The TRIP report found that 26% of Maine's rural roads have pavement that is in poor condition, while 15% of its rural bridges are considered structurally deficient.
Members of the state legislature, who are facing the same lack of overall funding as the rest of the country, do not see this as a cause of particular concern. “There may be some [roads] that need some upgrades as far as paving and whatnot, but structurally everything is sound,” said Sen. Ron Collins, who is the chairman of the legislature's transportation committee.
Such casual assurance would seem to fly in the face of the overarching concerns that have been wafting out of Washington these last months as Transportation Secretary Foxx has been trying to scare up support for long-term infrastructure investment.
According to MDOT spokesman Ted Talbot, “[e]very state's transportation needs always exceed available funding. That's just a fact. You can talk to any state. What we do is prioritize prioritize our roads, bridges and ports. What we need is double the $70 million [we presently spend] to keep up our bridges safe and extend their lifespan.”
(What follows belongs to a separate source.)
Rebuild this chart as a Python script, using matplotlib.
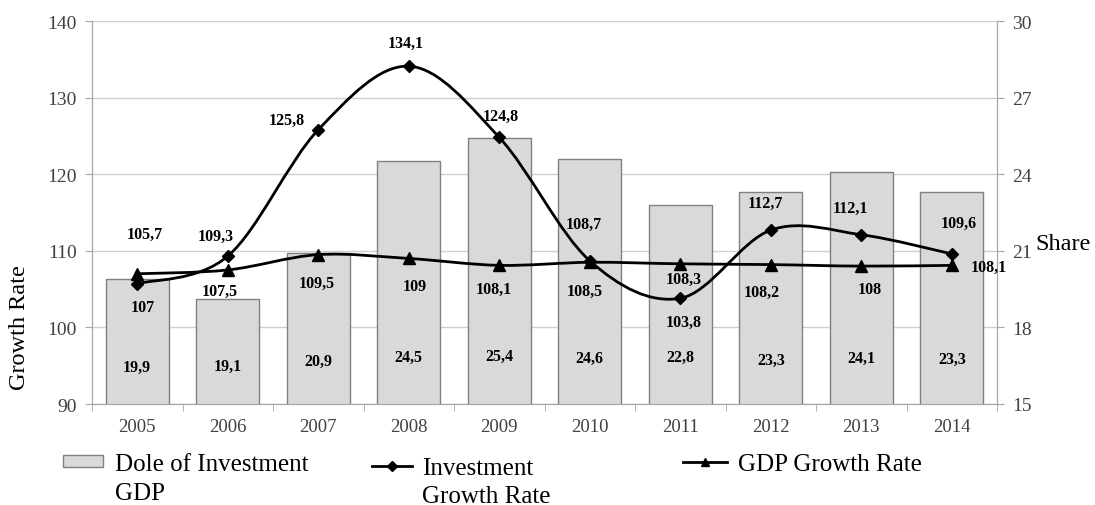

This line of argument, of course, simply circles back to the plan lack of funding hitting all state DOTs. While increasing the gas tax is one possible solution that would target all Maine drivers, it is unlikely to fly with voters or with members of the state legislature, simply because tax increases are politically unpopular. An alternative move would be to increase tolling on select state highways, but not all areas are set up with the infrastructure to put such a system easily into play.
The House recently approved a short-term funding extension, which will now face Senate ratification, where it is expected to pass—if only because something must be done and long-term solutions are not making enough headway. Statistics such as those culled by the TRIP report will persist, say state officials, until sustainable means can be found to address the widespread problem with a widespread solution.